А после обряда похорон, когда начались занятия, прихожу в студию и слышу реплику Саши Косолапова: «Я еще уверен, что доживу, когда его из Мавзолея за усы вытащат». И с удивлением не обнаруживаю в себе возмущения. Только говорю ему: «Тише ты, дурак, услышат». И тут же припоминаю, что так же не сердился на своего друга Юрку Ремпена, с которым учился в школе в Ленинграде, когда мы приходили к Юрке домой после уроков и он, войдя в комнату, снимал кепку и ловким движением бросал ее на голову бюста Сталина, который стоял на столе его дяди, и приговаривал: «Посмотри, какой он в моей кепке холёсенький, и не видно, что лба у него нет». У Юрки, как и у Сашки, отец был репрессирован и расстрелян в 37-м году.
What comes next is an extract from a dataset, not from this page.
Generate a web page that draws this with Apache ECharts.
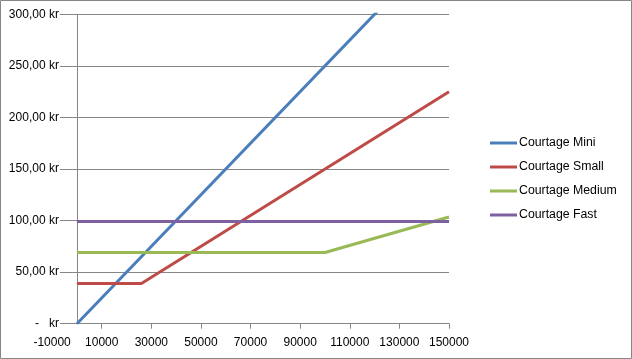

В дни похорон и траура все замерло, остановилось, театры не играли. Рядом с домом, где мы жили, находился Театр имени Станиславского. На репертуарной доске у входа против мартовских чисел 53-го года таблички: 6 — спектакля нет, 7 — спектакля нет, 8 — спектакля нет, 9 марта — «Жизнь начинается снова». На это обратила внимание моя мать, когда мы солнечным мартовским днем проходили мимо театра, и заговорщицки мне подмигнула…
Еще до премьеры «Гостиницы «Астория», состоявшейся под Новый год, мне было суждено утром 25 ноября 1956 года сыграть Гамлета на сцене Театра имени Маяковского.
Репетировал я с партнерами второго состава, с Любимовым — королем, с Морским — Полонием, с Лыловым — Лаэртом. Под наш с Зайковой ввод входили в спектакль: еще один король — Мукасян, королева — Либерчук и Горацио — Афанасьев. Сцена была занята репетициями «Астории», и только по выходным дням Кашкин работал с нами на ней, готовясь к предстоящему показу Николаю Павловичу. На сцену я выходил в уже сшитом для меня костюме: черный бархатный колет с пуфами (а-ля Скофилд), трико, как у Самойлова, туфли.
Получив разрешение Охлопкова менять мизансцены, я уговорил Кашкина читать монолог «Быть или не быть», сидя на суфлерской будке. Слава Богу, никаких игр за решеткой и выпадающего из рук кинжала.
В сцене с Офелией Охлопковым была разработана целая партитура игры с белым газовым шарфом. Гамлет брал из ее рук легкий как пух шарф, держал, баюкая на вытянутых руках, подбрасывал его, любовался им. Затем этот шарф-символ работал в сцене похорон Офелии. Гамлет доставал его из могилы и, подняв над головой, говорил знаменитое: «Я так ее любил, как сорок тысяч братьев любить не могут!» Мы с Кашкиным не решились отменить шарф совсем — это было уже вне нашей компетенции, — но играл я с ним в обоих случаях кратко и старался не акцентировать внимания на этой режиссерской находке.